Ökotreibstoffe als umweltfreundliche Alternative?

Vor einigen Jahrhunderten wäre vermutlich niemand auf die Idee gekommen, Getreide als Antriebsstoff zur Fortbewegung zu verwenden. Seit sich die Menschheit jedoch auf die Suche nach Alternativen zum Öl macht, greift sie auch zu ungewöhnlichen Ideen.

Immer mehr befüllen ihr Auto mit Ökosprit, gewonnen z.B. aus Energiepflanzen. Viele deutsche Bauern säen inzwischen Raps oder Mais auf ihren Feldern an, da ihnen der Verkauf an Kraftstoffhersteller oder Biogasanlagen deutlich mehr einbringt als der Verkauf an Lebensmittelläden. Für sie eine willkommene Einkommensquelle, doch der unüberlegte Trend rächt sich durch steigende Lebensmittelpreise - nicht nur in Deutschland sondern weltweit.
Nicht nur, dass mehr Getreide an Energieproduzenten verkauft wird, sei es nun zur Kraftstoff- oder Stromgewinnung, es stehen zudem weniger Felder zum Anbau von Nahrungsmitteln zur Verfügung. Diese Entwicklung findet weltweit statt, während gleichzeitig Schwellenländer wie China oder Indien nach höherem Lebensstandard (und mehr Essen) verlangen. Den Industrieländern schadet das nicht allzu viel, den Ärmsten hingegen schon.

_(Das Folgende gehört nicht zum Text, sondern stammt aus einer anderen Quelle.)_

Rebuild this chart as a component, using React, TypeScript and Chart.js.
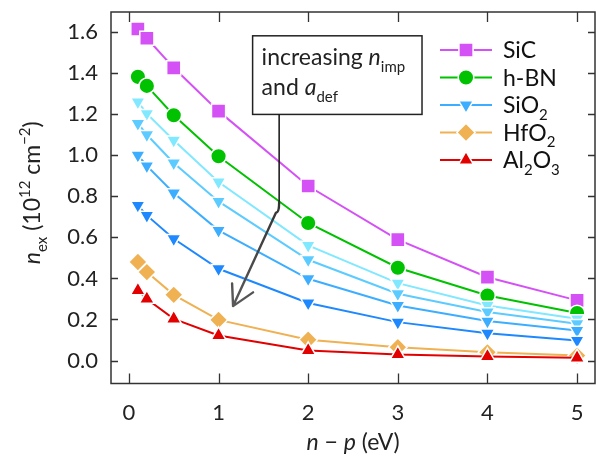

Lange Zeit interessierte sich niemand für Biotreibstoff, bis schließlich die Europäische Union von ihren Staaten einen Biospritanteil von 5,75 Prozent beim Treibstoffverbrauch forderte. Bis 2010 hatten sie Zeit. Deutschland ging das Problem mit einer Steuerbefreiung an, so dass der Anteil vier Jahre vor Fristende bei 4,7 Prozent lag (EU-Spitze). Doch die Bundesrepublik schraubte die Begünstigung zurück und verordnete Dieselbeimischung, was den Trend abbremste. Da fragt man sich, wieso? Bereits jetzt sieht sich die Biodieselbranche in der Lage, jährlich zehn Millionen Tonnen CO2 einzusparen. Der Emissionshandel wird in den nächsten Jahren vermutlich auch nicht mehr bringen.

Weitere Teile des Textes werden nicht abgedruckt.